DISCOVAR de novo now reports the fraction of read pairs that appear to be chimeric. Fractions of around 1% are expected and probably due to artifacts of read mapping within the assembly. Fractions much higher than this are indicative of a serious problem, most likely a computational scrambling of the read pairs defined as input to DISCOVAR de novo.
Sometimes parallel processing of samples can result in low level cross contamination, and sometimes there can be enough to assemble, especially when the samples are sequenced at high coverage. We’ve added a program
CrossOut that can remove most of this contamination from parallel DISCOVAR de novo assemblies, by looking for improbable molarity differences. It has a single argument
DIR, the parent directory for the assemblies, and creates new assembly directories
a.clean within each.
We’ve added some new assembly statistics to DISCOVAR de novo. These are in the file stats in
a.final and are mirrored in standard output. These along with the file
frags.dist.png are often diagnostic.
DISCOVAR de novo produces several output files, including a file of scaffolds
a.lines.fasta in which a single path through a genomic locus is shown, even when multiple paths are possible (for one of several reasons, including polymorphism). (See “Edges, lines and scaffolds“.) This ‘flattened’ representation of the assembly loses information but has the advantage that it is FASTA and so can be processed by standard tools. With revision 51386, we now pick the paths used to be those having highest coverage. This is completely arbitrary in cases of bona fide polymorphism, but is helpful in cases where an assembly bubble occurs because of sequencing difficulty, making it uncertain which bubble branch is correct. In such cases, and in cases of ‘minor alleles’ in bacterial cultures, choosing the highest coverage branch makes sense.
Each DISCOVAR de novo assembly will now come with a plot like this
showing the observed size distribution for the fragments defined by the input read pairs, and in the file
frags.dist.png. These plots can be highly diagnostic. They are available from revision 51298 onwards. The raw data are in the file
Our manuscript “Comprehensive variation discovery in single human genomes” is now available as an advance online publication from Nature Genetics. This paper describes our assembly and variant calling algorithm DISCOVAR, which is able to find many novel variants missing from standard call sets. DISCOVAR is available for download now, and we encourage you to try it out. For de novo assembly without variant calling, see our other package: DISCOVAR de novo.
You can now limit the maximum number of threads DISCOVAR de novo uses with the new option
NUM_THREADS (release 51183).

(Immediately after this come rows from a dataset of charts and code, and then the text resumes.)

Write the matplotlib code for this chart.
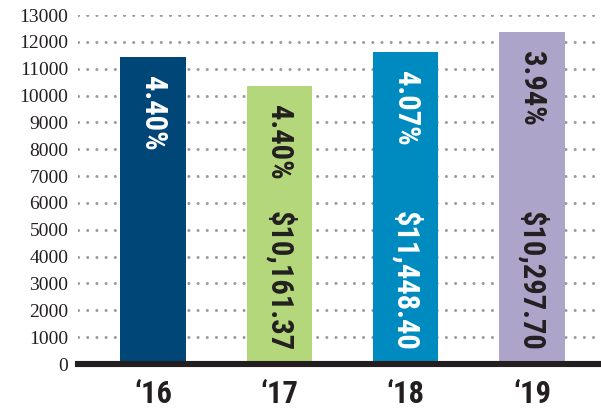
import matplotlib
matplotlib.use('Agg')
import matplotlib.pyplot as plt
from matplotlib import font_manager

# data
years = ["\u201816", "\u201817", "\u201818", "\u201819"]
totals = [11430, 10350, 11620, 12360]
rates = ["4.40%", "4.40%", "4.07%", "3.94%"]
amounts = ["", "$10,161.37", "$11,448.40", "$10,297.70"]
colors = ["#004677", "#b3d77a", "#008bc0", "#ada5c9"]
text_colors = ["white", "#231f20", "white", "#231f20"]
yticks = list(range(0, 14000, 1000))

# pick a narrow bold face if one is installed
installed = {f.name for f in font_manager.fontManager.ttflist}
narrow = 'Roboto'
for cand in ['Liberation Sans Narrow', 'Roboto Condensed', 'Open Sans Condensed', 'DejaVu Sans Condensed']:
    if cand in installed:
        narrow = cand
        break
label_size = 22 if narrow != 'Roboto' else 20

fig = plt.figure(figsize=(6.01, 4.09), dpi=100)
ax = fig.add_axes([0.13, 0.11, 0.87, 0.853])

x = range(len(years))
ax.bar(x, totals, width=0.52, color=colors, zorder=2)

# dotted grid
for t in yticks[1:]:
    ax.axhline(t, color='#9a9a9a', lw=2.2,
               ls=(0, (0.01, 3.0)), dash_capstyle='round', zorder=1)
ax.axhline(0, color='#231f20', lw=4.4, zorder=3, clip_on=False)

for i in x:
    ax.text(i, totals[i] - 700, rates[i], rotation=-90, ha='center', va='top',
            color=text_colors[i], fontsize=label_size, fontweight='bold', family=narrow)
    if amounts[i]:
        ax.text(i, 480, amounts[i], rotation=-90, ha='center', va='bottom',
                color=text_colors[i], fontsize=label_size, fontweight='bold', family=narrow)

ax.set_xlim(-0.594, 3.547)
ax.set_ylim(0, 13000)
ax.set_yticks(yticks)
ax.set_yticklabels([str(t) for t in yticks], family='Liberation Serif', fontsize=14, color='#231f20')
ax.set_xticks(list(x))
ax.set_xticklabels(years, family=narrow, fontsize=22, fontweight='bold', color='#231f20')
ax.tick_params(axis='both', length=0)
ax.tick_params(axis='y', pad=7)
ax.tick_params(axis='x', pad=11)
for s in ax.spines.values():
    s.set_visible(False)

fig.savefig('out.png', dpi=100)
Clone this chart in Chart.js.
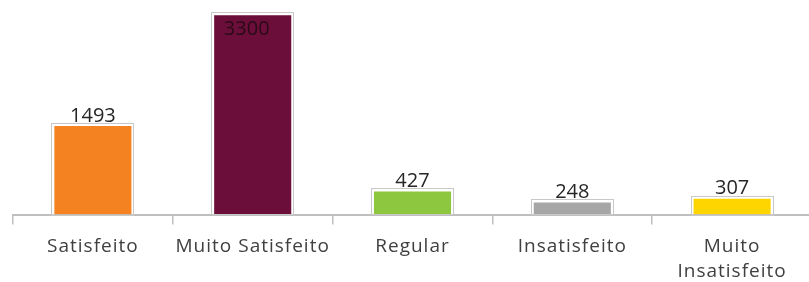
<!DOCTYPE html>
<html>
<head>
<meta charset="utf-8">
<script src="https://cdn.jsdelivr.net/npm/chart.js@4.4.0/dist/chart.umd.min.js"></script>
<style>
  html, body { margin: 0; padding: 0; background: #fff; overflow: hidden; }
  #wrap { position: relative; width: 812px; height: 294px; }
</style>
</head>
<body>
<div id="wrap"><canvas id="chart"></canvas></div>
<script>
const categories = ["Satisfeito", "Muito Satisfeito", "Regular", "Insatisfeito", ["Muito", "Insatisfeito"]];
const values = [1493, 3300, 427, 248, 307];
const barColors = ["#F58220", "#6B0F3A", "#8DC63F", "#A6A6A6", "#FFD500"];

// wider letter spacing to get closer to the office font
const spacing = {
    id: 'spacing',
    beforeUpdate(chart) { chart.ctx.letterSpacing = '1px'; },
    beforeDraw(chart) { chart.ctx.letterSpacing = '1px'; }
};

// outer gray frame + value labels, like the original office chart
const barDecor = {
    id: 'barDecor',
    afterDatasetsDraw(chart) {
        const ctx = chart.ctx;
        const meta = chart.getDatasetMeta(0);
        ctx.save();
        ctx.letterSpacing = '0px';
        meta.data.forEach((bar, i) => {
            const half = bar.width / 2;
            ctx.strokeStyle = '#c8c8c8';
            ctx.lineWidth = 1;
            ctx.strokeRect(Math.round(bar.x - half) + 0.5, Math.round(bar.y) + 0.5,
                Math.round(bar.width) - 1, Math.round(bar.base - bar.y));

            ctx.font = '20px "Open Sans", sans-serif';
            ctx.fillStyle = '#262626';
            ctx.textAlign = 'center';
            const label = String(values[i]);
            if (bar.y < 30) {
                ctx.textBaseline = 'top';
                ctx.fillStyle = '#2a0a18';
                ctx.fillText(label, bar.x - 6, bar.y + 7);
            } else {
                ctx.textBaseline = 'bottom';
                ctx.fillText(label, bar.x, bar.y + 3);
            }
        });
        ctx.restore();
    }
};

new Chart(document.getElementById('chart'), {
    type: 'bar',
    data: {
        labels: categories,
        datasets: [{
            data: values,
            backgroundColor: barColors,
            borderColor: '#ffffff',
            borderWidth: 3,
            barPercentage: 0.52,
            categoryPercentage: 1
        }]
    },
    options: {
        responsive: true,
        maintainAspectRatio: false,
        animation: false,
        layout: { padding: { left: 13, top: 0, right: 0, bottom: 0 } },
        plugins: { legend: { display: false }, tooltip: { enabled: false } },
        scales: {
            x: {
                offset: true,
                grid: {
                    offset: true,
                    drawOnChartArea: false,
                    tickLength: 10,
                    color: '#bfbfbf',
                    lineWidth: 1.5
                },
                border: { color: '#bfbfbf', width: 2 },
                ticks: {
                    color: '#404040',
                    font: { family: '"Open Sans", sans-serif', size: 19, lineHeight: 1.3 },
                    maxRotation: 0,
                    padding: 10
                }
            },
            y: {
                display: false,
                min: 0,
                max: 3500
            }
        }
    },
    plugins: [spacing, barDecor]
});
</script>
</body>
</html>
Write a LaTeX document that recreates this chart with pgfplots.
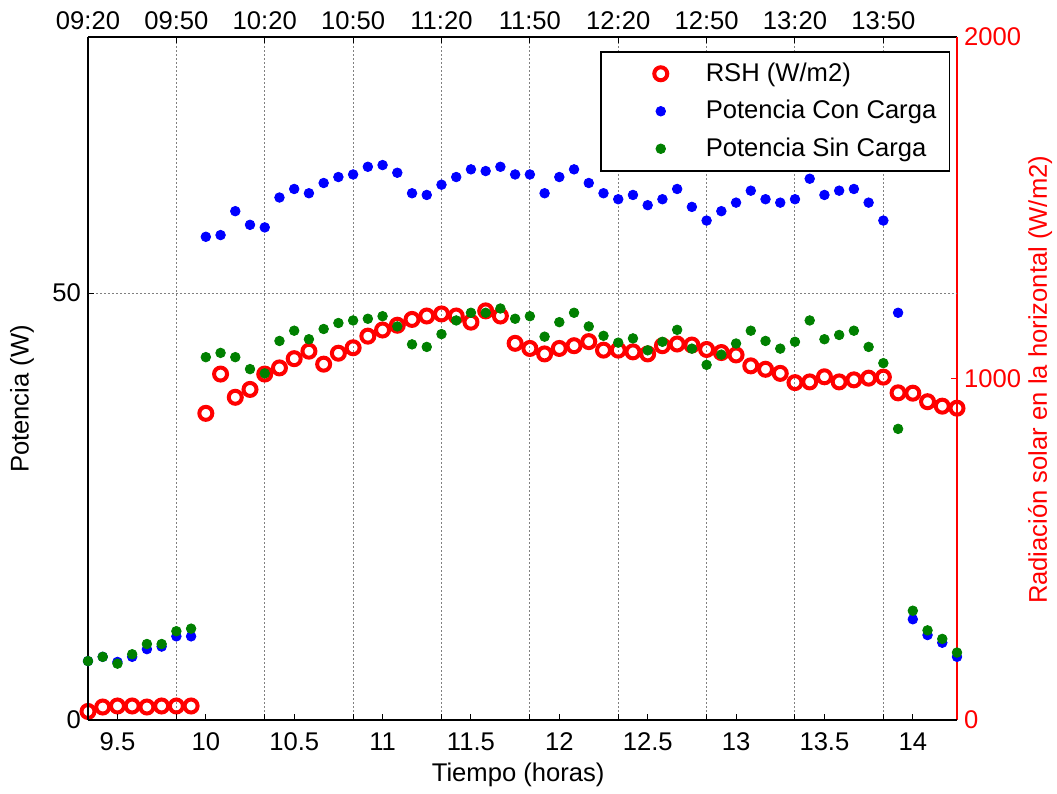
\documentclass[border=0pt]{standalone}
\usepackage{fontspec}
\setmainfont{Liberation Sans}
\usepackage{pgfplots}
\usepackage{pgfplotstable}
\pgfplotsset{compat=1.18}

% t: hora decimal; rsh: radiación (W/m2); pcc / psc: potencia con / sin carga (W)
\pgfplotstableread{
t        rsh   pcc    psc
9.33333  25    6.9    6.9
9.41667  38    7.4    7.4
9.5      41    6.8    6.6
9.58333  41    7.4    7.7
9.66667  38    8.3    8.9
9.75     41    8.6    8.9
9.83333  41    9.8    10.4
9.91667  41    9.8    10.7
10.0     898   56.6   42.5
10.08333 1013  56.8   43.0
10.16667 945   59.6   42.5
10.25    968   58.0   41.1
10.33333 1013  57.7   40.6
10.41667 1031  61.2   44.4
10.5     1058  62.2   45.6
10.58333 1080  61.7   44.6
10.66667 1042  62.9   45.8
10.75    1074  63.6   46.5
10.83333 1090  63.9   46.8
10.91667 1124  64.8   47.0
11.0     1142  65.0   47.3
11.08333 1156  64.1   46.1
11.16667 1173  61.7   44.0
11.25    1183  61.5   43.7
11.33333 1189  62.7   45.2
11.41667 1183  63.6   46.8
11.5     1165  64.5   47.7
11.58333 1198  64.3   47.7
11.66667 1183  64.8   48.2
11.75    1103  63.9   47.0
11.83333 1088  63.9   47.3
11.91667 1072  61.7   44.9
12.0     1088  63.6   46.6
12.08333 1096  64.5   47.7
12.16667 1108  62.9   46.1
12.25    1083  61.7   45.0
12.33333 1083  61.0   44.2
12.41667 1078  61.5   44.7
12.5     1072  60.3   43.3
12.58333 1096  61.0   44.3
12.66667 1101  62.2   45.7
12.75    1098  60.1   43.5
12.83333 1085  58.5   41.6
12.91667 1076  59.6   42.8
13.0     1069  60.6   44.1
13.08333 1037  62.0   45.6
13.16667 1027  61.0   44.4
13.25    1015  60.6   43.5
13.33333 988   61.0   44.3
13.41667 990   63.4   46.8
13.5     1005  61.5   44.6
13.58333 990   62.0   45.1
13.66667 996   62.2   45.6
13.75    1001  60.6   43.7
13.83333 1004  58.5   41.8
13.91667 958   47.7   34.1
14.0     957   11.8   12.8
14.08333 932   9.95   10.5
14.16667 919   9.05   9.5
14.25    913   7.4    7.9
}\datos

\pgfplotsset{
  base/.style={
    scale only axis, width=434.5pt, height=341.5pt,
    xmin=9.33333, xmax=14.25,
    clip=false,
    font=\fontsize{12.8}{15}\selectfont,
    /pgf/number format/assume math mode=true,
    /pgf/number format/1000 sep={},
    tick align=inside, major tick length=3pt,
    tick style={black, line width=0.5pt},
    axis line style={line width=0.8pt},
    grid style={gray, line width=0.5pt, dash pattern=on 1pt off 1pt},
  },
  rshstyle/.style={only marks, mark=o, mark size=3.25pt, red, line width=2pt},
  pccstyle/.style={only marks, mark=*, mark size=2.4pt, blue, line width=0.4pt},
  pscstyle/.style={only marks, mark=*, mark size=2.4pt, black!50!green, line width=0.4pt},
}

\begin{document}
\begin{tikzpicture}
\useasboundingbox (-44pt,-37pt) rectangle (484.5pt,360pt);

% eje derecho (radiación) y horas de reloj arriba
\begin{axis}[base,
  axis x line*=top, axis y line*=right,
  x axis line style={black},
  y axis line style={red},
  ymin=0, ymax=2000, ytick={0,1000,2000},
  ytick style={red},
  yticklabel style={red},
  xtick={9.33333,9.83333,10.33333,10.83333,11.33333,11.83333,12.33333,12.83333,13.33333,13.83333},
  xticklabels={09:20,09:50,10:20,10:50,11:20,11:50,12:20,12:50,13:20,13:50},
  xmajorgrids=true,
  ylabel={Radiación solar en la horizontal (W/m2)},
  ylabel style={red, at={(axis description cs:1.0955,0.498)}, anchor=center},
]
\addplot[rshstyle] table[x=t, y=rsh] {\datos};
\end{axis}

% eje izquierdo (potencia) y tiempo en horas abajo
\begin{axis}[base,
  axis x line*=bottom, axis y line*=left,
  ymin=0, ymax=80, ytick={0,50},
  xtick={9.5,10,...,14},
  extra x ticks={9.83333,10.33333,10.83333,11.33333,11.83333,12.33333,12.83333,13.33333,13.83333},
  extra x tick labels={},
  extra x tick style={grid=none},
  ymajorgrids=true,
  xlabel={Tiempo (horas)},
  ylabel={Potencia (W)},
  xlabel style={at={(axis description cs:0.495,-0.0805)}, anchor=center},
  ylabel style={at={(axis description cs:-0.076,0.47)}, anchor=center},
  xticklabel style={yshift=-3pt},
  legend cell align=left,
  legend style={
    at={(0.992,0.9795)}, anchor=north east,
    draw=black, line width=0.75pt, fill=white,
    inner xsep=4.5pt, inner ysep=2.75pt, row sep=2.25pt,
    nodes={inner sep=2pt, text height=10pt, text depth=2.5pt},
    font=\fontsize{12.8}{15}\selectfont,
  },
  legend image code/.code={
    \path[draw=none, fill=none] (0pt,-3pt) rectangle (46pt,3pt);
    \draw[#1] plot coordinates {(25.5pt,0pt)};
  },
]
\addlegendimage{rshstyle}
\addlegendentry{RSH (W/m2)}
\addplot[pccstyle] table[x=t, y=pcc] {\datos};
\addlegendentry{Potencia Con Carga}
\addplot[pscstyle] table[x=t, y=psc] {\datos};
\addlegendentry{Potencia Sin Carga}
\end{axis}
\end{tikzpicture}
\end{document}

This is useful if you have to share your hardware, or if your system admin has limited the number of threads a single process can use. It can also be a good idea to restrict the number of threads if your hardware has many cores (>50), as the parallelization efficiency can start to drop due to locking and cache coherency issues.
We have fixed the bug in DISCOVAR de novo cited in the last blog message. Please download and use the new version (50964) from our ftp site.
We found a serious bug in DISCOVAR de novo, revision 50862, resulting in data corruption in some cases. We will correct this bug as soon as possible. In the meantime we are rolling back to revision 50693. And needless to say, we are beefing up our release testing.